**GIVEN DATA:**
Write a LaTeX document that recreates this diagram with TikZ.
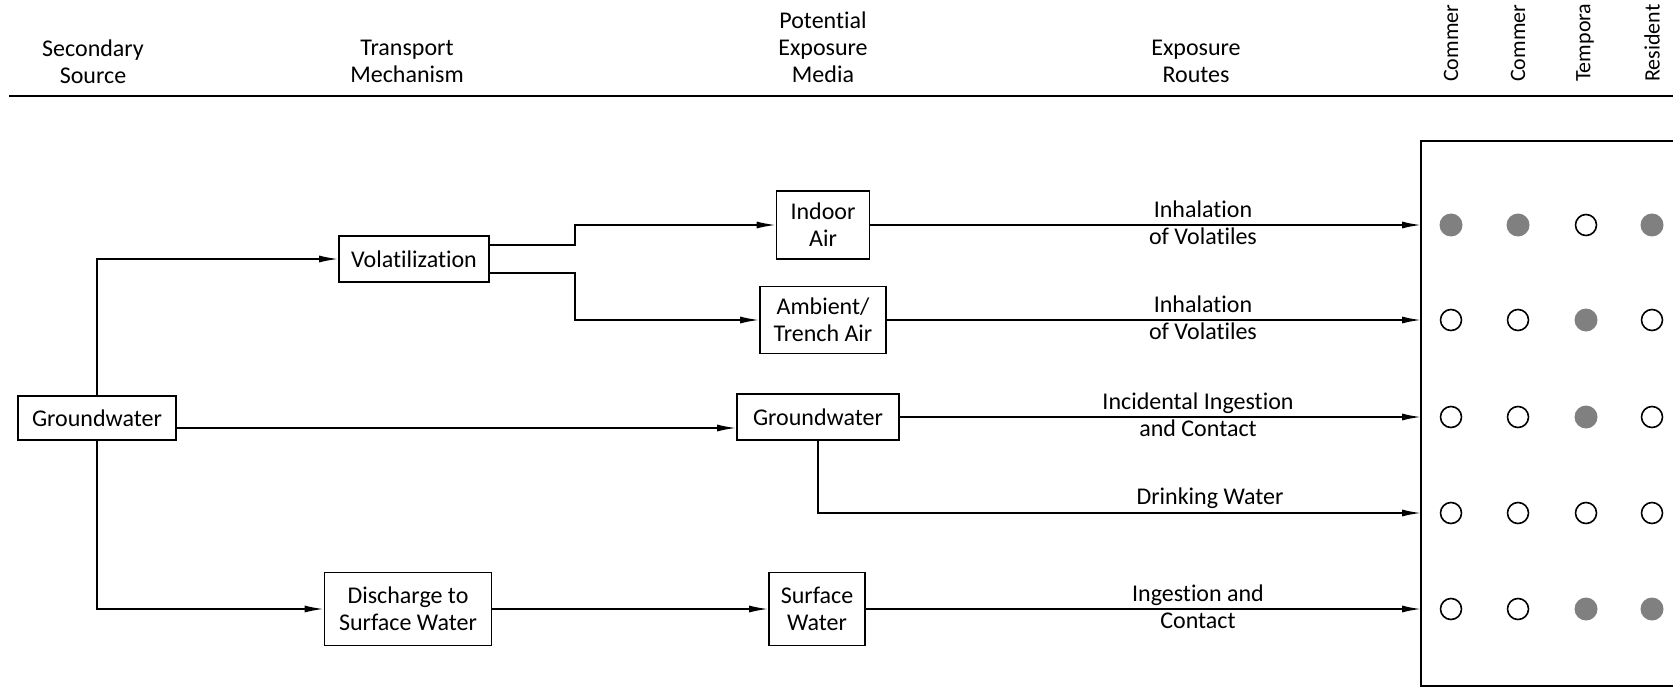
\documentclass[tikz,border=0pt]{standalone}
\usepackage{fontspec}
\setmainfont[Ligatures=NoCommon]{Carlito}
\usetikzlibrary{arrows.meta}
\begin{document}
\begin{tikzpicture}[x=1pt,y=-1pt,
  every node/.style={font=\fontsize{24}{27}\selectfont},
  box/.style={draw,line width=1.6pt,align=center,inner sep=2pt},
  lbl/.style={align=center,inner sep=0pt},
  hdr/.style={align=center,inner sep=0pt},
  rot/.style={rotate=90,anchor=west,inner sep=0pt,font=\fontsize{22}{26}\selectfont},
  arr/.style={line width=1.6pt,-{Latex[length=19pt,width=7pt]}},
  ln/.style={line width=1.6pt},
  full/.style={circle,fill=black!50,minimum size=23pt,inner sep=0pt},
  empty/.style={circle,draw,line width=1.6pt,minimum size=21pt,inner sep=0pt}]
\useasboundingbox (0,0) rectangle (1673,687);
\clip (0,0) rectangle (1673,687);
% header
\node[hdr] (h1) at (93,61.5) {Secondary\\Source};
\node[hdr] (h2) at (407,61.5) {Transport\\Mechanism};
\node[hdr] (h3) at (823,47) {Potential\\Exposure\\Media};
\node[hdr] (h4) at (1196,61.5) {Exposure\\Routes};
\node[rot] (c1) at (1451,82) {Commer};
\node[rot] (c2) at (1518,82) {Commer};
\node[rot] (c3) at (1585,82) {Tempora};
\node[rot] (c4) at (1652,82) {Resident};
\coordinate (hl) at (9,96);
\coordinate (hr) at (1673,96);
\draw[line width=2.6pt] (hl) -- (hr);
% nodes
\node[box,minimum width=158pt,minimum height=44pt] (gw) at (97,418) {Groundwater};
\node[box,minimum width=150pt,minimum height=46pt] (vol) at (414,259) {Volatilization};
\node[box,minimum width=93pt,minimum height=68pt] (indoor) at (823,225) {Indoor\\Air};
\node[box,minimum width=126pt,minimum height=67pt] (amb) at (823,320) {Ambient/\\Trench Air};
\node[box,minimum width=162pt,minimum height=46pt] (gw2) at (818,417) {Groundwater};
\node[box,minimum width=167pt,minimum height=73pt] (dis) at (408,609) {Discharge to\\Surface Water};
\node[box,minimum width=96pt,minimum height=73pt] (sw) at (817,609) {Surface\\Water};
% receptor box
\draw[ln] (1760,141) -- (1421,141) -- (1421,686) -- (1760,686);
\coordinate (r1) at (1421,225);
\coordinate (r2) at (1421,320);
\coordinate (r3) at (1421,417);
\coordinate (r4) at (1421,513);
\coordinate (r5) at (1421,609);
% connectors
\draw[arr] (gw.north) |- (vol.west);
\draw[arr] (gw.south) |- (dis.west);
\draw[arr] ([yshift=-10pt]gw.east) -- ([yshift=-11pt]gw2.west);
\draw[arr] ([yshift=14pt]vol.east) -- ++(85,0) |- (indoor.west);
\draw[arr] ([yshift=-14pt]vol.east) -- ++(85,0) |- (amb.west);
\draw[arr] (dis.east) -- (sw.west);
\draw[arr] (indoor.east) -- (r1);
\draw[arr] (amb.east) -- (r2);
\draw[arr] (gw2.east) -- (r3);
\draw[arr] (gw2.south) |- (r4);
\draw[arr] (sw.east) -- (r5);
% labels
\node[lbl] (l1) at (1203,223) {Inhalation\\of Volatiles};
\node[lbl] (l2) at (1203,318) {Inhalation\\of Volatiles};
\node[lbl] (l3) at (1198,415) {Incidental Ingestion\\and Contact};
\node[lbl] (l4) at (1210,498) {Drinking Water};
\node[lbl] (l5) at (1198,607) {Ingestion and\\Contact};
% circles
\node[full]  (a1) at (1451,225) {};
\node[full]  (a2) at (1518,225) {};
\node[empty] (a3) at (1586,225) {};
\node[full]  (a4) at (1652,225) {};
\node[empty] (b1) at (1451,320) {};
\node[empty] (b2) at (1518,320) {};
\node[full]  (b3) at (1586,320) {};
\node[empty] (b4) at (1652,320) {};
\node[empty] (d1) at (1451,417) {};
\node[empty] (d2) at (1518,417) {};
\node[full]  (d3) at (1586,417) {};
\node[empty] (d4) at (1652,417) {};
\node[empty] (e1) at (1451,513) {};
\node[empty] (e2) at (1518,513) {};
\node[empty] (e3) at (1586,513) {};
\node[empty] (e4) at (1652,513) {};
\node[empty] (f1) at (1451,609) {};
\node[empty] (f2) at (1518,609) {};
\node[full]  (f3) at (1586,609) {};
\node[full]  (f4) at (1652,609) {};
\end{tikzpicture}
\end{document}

**SHORT EXERCISE:** Copy the material above in full and exactly, skipping pictures.

**EXERCISE SOLUTION:**
Write a LaTeX document that recreates this diagram with TikZ.
\documentclass[tikz,border=0pt]{standalone}
\usepackage{fontspec}
\setmainfont[Ligatures=NoCommon]{Carlito}
\usetikzlibrary{arrows.meta}
\begin{document}
\begin{tikzpicture}[x=1pt,y=-1pt,
  every node/.style={font=\fontsize{24}{27}\selectfont},
  box/.style={draw,line width=1.6pt,align=center,inner sep=2pt},
  lbl/.style={align=center,inner sep=0pt},
  hdr/.style={align=center,inner sep=0pt},
  rot/.style={rotate=90,anchor=west,inner sep=0pt,font=\fontsize{22}{26}\selectfont},
  arr/.style={line width=1.6pt,-{Latex[length=19pt,width=7pt]}},
  ln/.style={line width=1.6pt},
  full/.style={circle,fill=black!50,minimum size=23pt,inner sep=0pt},
  empty/.style={circle,draw,line width=1.6pt,minimum size=21pt,inner sep=0pt}]
\useasboundingbox (0,0) rectangle (1673,687);
\clip (0,0) rectangle (1673,687);
% header
\node[hdr] (h1) at (93,61.5) {Secondary\\Source};
\node[hdr] (h2) at (407,61.5) {Transport\\Mechanism};
\node[hdr] (h3) at (823,47) {Potential\\Exposure\\Media};
\node[hdr] (h4) at (1196,61.5) {Exposure\\Routes};
\node[rot] (c1) at (1451,82) {Commer};
\node[rot] (c2) at (1518,82) {Commer};
\node[rot] (c3) at (1585,82) {Tempora};
\node[rot] (c4) at (1652,82) {Resident};
\coordinate (hl) at (9,96);
\coordinate (hr) at (1673,96);
\draw[line width=2.6pt] (hl) -- (hr);
% nodes
\node[box,minimum width=158pt,minimum height=44pt] (gw) at (97,418) {Groundwater};
\node[box,minimum width=150pt,minimum height=46pt] (vol) at (414,259) {Volatilization};
\node[box,minimum width=93pt,minimum height=68pt] (indoor) at (823,225) {Indoor\\Air};
\node[box,minimum width=126pt,minimum height=67pt] (amb) at (823,320) {Ambient/\\Trench Air};
\node[box,minimum width=162pt,minimum height=46pt] (gw2) at (818,417) {Groundwater};
\node[box,minimum width=167pt,minimum height=73pt] (dis) at (408,609) {Discharge to\\Surface Water};
\node[box,minimum width=96pt,minimum height=73pt] (sw) at (817,609) {Surface\\Water};
% receptor box
\draw[ln] (1760,141) -- (1421,141) -- (1421,686) -- (1760,686);
\coordinate (r1) at (1421,225);
\coordinate (r2) at (1421,320);
\coordinate (r3) at (1421,417);
\coordinate (r4) at (1421,513);
\coordinate (r5) at (1421,609);
% connectors
\draw[arr] (gw.north) |- (vol.west);
\draw[arr] (gw.south) |- (dis.west);
\draw[arr] ([yshift=-10pt]gw.east) -- ([yshift=-11pt]gw2.west);
\draw[arr] ([yshift=14pt]vol.east) -- ++(85,0) |- (indoor.west);
\draw[arr] ([yshift=-14pt]vol.east) -- ++(85,0) |- (amb.west);
\draw[arr] (dis.east) -- (sw.west);
\draw[arr] (indoor.east) -- (r1);
\draw[arr] (amb.east) -- (r2);
\draw[arr] (gw2.east) -- (r3);
\draw[arr] (gw2.south) |- (r4);
\draw[arr] (sw.east) -- (r5);
% labels
\node[lbl] (l1) at (1203,223) {Inhalation\\of Volatiles};
\node[lbl] (l2) at (1203,318) {Inhalation\\of Volatiles};
\node[lbl] (l3) at (1198,415) {Incidental Ingestion\\and Contact};
\node[lbl] (l4) at (1210,498) {Drinking Water};
\node[lbl] (l5) at (1198,607) {Ingestion and\\Contact};
% circles
\node[full]  (a1) at (1451,225) {};
\node[full]  (a2) at (1518,225) {};
\node[empty] (a3) at (1586,225) {};
\node[full]  (a4) at (1652,225) {};
\node[empty] (b1) at (1451,320) {};
\node[empty] (b2) at (1518,320) {};
\node[full]  (b3) at (1586,320) {};
\node[empty] (b4) at (1652,320) {};
\node[empty] (d1) at (1451,417) {};
\node[empty] (d2) at (1518,417) {};
\node[full]  (d3) at (1586,417) {};
\node[empty] (d4) at (1652,417) {};
\node[empty] (e1) at (1451,513) {};
\node[empty] (e2) at (1518,513) {};
\node[empty] (e3) at (1586,513) {};
\node[empty] (e4) at (1652,513) {};
\node[empty] (f1) at (1451,609) {};
\node[empty] (f2) at (1518,609) {};
\node[full]  (f3) at (1586,609) {};
\node[full]  (f4) at (1652,609) {};
\end{tikzpicture}
\end{document}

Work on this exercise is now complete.